Voyagers Moview Review: An ingenious idea that fails to take off due to average complementary elements 
Voyagers Moview Review: An ingenious idea that fails to take off due to average complementary elements 

Voyagers Movie Review: An ingenious idea that fails to take off due to average execution

An interesting premise is let down by average storytelling, acting, and direction
Published on
Rating:(2.5 / 5)

Voyagers ranks high on the conception/ideation scale. If the execution were half as good as the premise, it may well have been a science fiction classic like Blade Runner 2049. The subpar handling of its fundamental questions pertaining to existence and meaning makes this space-inspired odyssey a terribly shaky ride.

It is 2063. To ensure the continuation of the human species, scientists have discovered a planet on which life can thrive. The catch is that it takes 86 years to get there. A group of children, birthed by artificial insemination and brought up in a lab environment that simulates space travel, is groomed to make that voyage. The hope is that they grow into functional adults onboard, procreate, and see their grandchildren set forth on the new planet. Not socialised in the way human children are, the group is constantly conditioned to accept that its primary purpose is to ensure the continuation of the human race. The conflict arises when they discover that their acceptance of the situation exists in the absence of free will. 

Director: Neil Burger

Cast: Tye Sheridan, Lily-Rose Depp, Fionn Whitehead, Colin Farrell, Chanté Adams

Voyagers throws up more than its fair share of questions worth pondering. What if you realised as a young adult that you’ve been fed lies about the purpose of your existence all along? What if you could see through the manipulation, and understand that you have more control over your choices than you had originally imagined? What if freedom could be reclaimed from those who have kept it from you in the garb of protection? What if you were allowed to experience the full range of human emotions by refusing your daily dose of mind-altering drugs? If a person is burdened by such knowledge all at once, it’s safe to assume that things would get overwhelming. And this is exactly what the crew aboard the spacecraft (a decade into its 86-year journey) goes through. All-consuming feelings of lust, control, rebelliousness, confusion and predation abound. Since the what or why has never been explained properly, it is only natural that they struggle with the how. How are they to cope now, for example?

At the centre of this unfortunate turn of events is middle-aged mentor/counsellor/guide Richard (Colin Farrell), who has requested special permission to accompany the group. He has this innate need to be a father figure. The children are his responsibility. But that was then. Now, they’re grown men and women, who have the right to ask uncomfortable questions and demand the truth. Zac (Fionn Whitehead) asks him pointedly, “Why are you allowed to touch Sela, and not me?” Richard has no answer, so he stares back intensely.
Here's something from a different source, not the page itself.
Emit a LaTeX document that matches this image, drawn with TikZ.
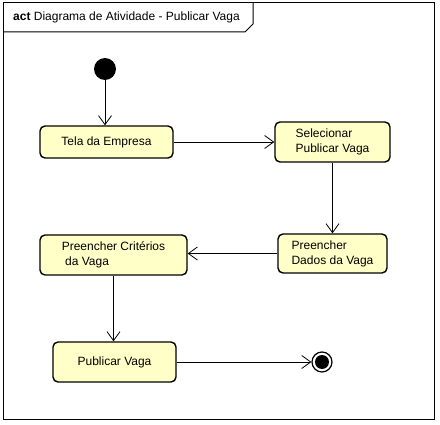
\documentclass[tikz,border=0pt]{standalone}
\usepackage{fontspec}
\setmainfont{Liberation Sans}
\usetikzlibrary{arrows.meta}
\definecolor{boxfill}{HTML}{FFFFC8}
\tikzset{
  actbox/.style={draw=black, fill=boxfill, rounded corners=5pt, line width=1.4pt, inner sep=0pt, align=left, font=\fontsize{12}{15}\selectfont},
  flow/.style={draw=black, line width=0.8pt, -{Straight Barb[length=9pt,width=13pt,line width=0.8pt]}},
  frame/.style={draw=black, line width=1pt}
}
\begin{document}
\begin{tikzpicture}[x=1pt,y=-1pt]
\useasboundingbox (0,0) rectangle (440,425);
\draw[frame] (3,3) rectangle (434,420);
\draw[frame] (3,32) -- (245,32) -- (253,24) -- (253,3);
\node[anchor=base west, inner sep=0pt, font=\fontsize{12}{14}\selectfont] (title) at (13,21) {\textbf{act} Diagrama de Atividade - Publicar Vaga};

\node[circle, fill=black, minimum size=22pt, inner sep=0pt] (init) at (105,69) {};
\node[actbox, minimum width=133pt, minimum height=32pt] (tela) at (106.5,142) {Tela da Empresa};
\node[actbox, minimum width=115pt, minimum height=40pt] (sel) at (332.5,142) {Selecionar\\Publicar Vaga};
\node[actbox, minimum width=109pt, minimum height=39pt] (dados) at (332.5,253.5) {Preencher\\Dados da Vaga};
\node[actbox, minimum width=147pt, minimum height=40pt] (crit) at (113.5,255) {Preencher Critérios\\\ da Vaga};
\node[actbox, minimum width=123pt, minimum height=40pt] (pub) at (114.5,362) {Publicar Vaga};
\node[circle, draw=black, line width=1.2pt, minimum size=20pt, inner sep=0pt] (final) at (322,362) {};
\fill[black] (final.center) circle (7pt);

\draw[flow] (init.south) -- (init.south |- tela.north);
\draw[flow] (tela.east) -- (sel.west);
\draw[flow] (sel.south) -- (dados.north);
\draw[flow] (dados.west) -- (dados.west -| crit.east);
\draw[flow] (crit.south) -- (crit.south |- pub.north);
\draw[flow] (pub.east) -- (final.west);
\end{tikzpicture}
\end{document}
Richard plays the only supervisory role aboard the spaceship, which in itself, is a major loophole in the narrative. And to think that they originally intended to send the kids (10 or 11-year-olds, at best) on a never-ending mission, by themselves. What did they expect the children to do? Just wing it, I suppose. It’s only a small matter of future human survival that’s at stake. We get that they are raised under laboratory conditions and all that, but they still don’t cease to be kids, do they? One must believe that real-life scientific minds have more to offer than the people floating around in Neil Burger’s imagination. 

The cliques and tropes that form through the story (once the big reveal has presented itself early on) fall into predictable terrain. Characters get neatly slotted into boxes: these caricatures include the reluctant and burdened leader, the bad boy attracted to power, control and disruption (he looks and acts like a creep from the beginning, at that), and a woman who neither leads nor follows. The remaining members gravitate to two opposing factions – those for order and those against it. Even if one were to, for argument’s sake, take these stereotypes at face value, the film needed a superior cast to pull off what it was attempting. The scenes transition from one overacted action sequence to another, with unconvincing dialogue playing filler in between.

While the narrative does explore human nature’s need to resort to baser impulses and instincts when confronted with an irreversible fact, Voyagers could have taken an alternate route by posing existential questions of meaning, purpose and being, to provide nuance and depth. Visually, there is enough in it to be spellbound by the sheer spectacle that is space. Even the claustrophobia — escaping demons (real and internal) in a small area — is captured well thanks to some great cinematography. 

On the whole, more ought to have come of Voyagers. It will remain a project that promised with its premise, but failed to take it forward in the realm of execution.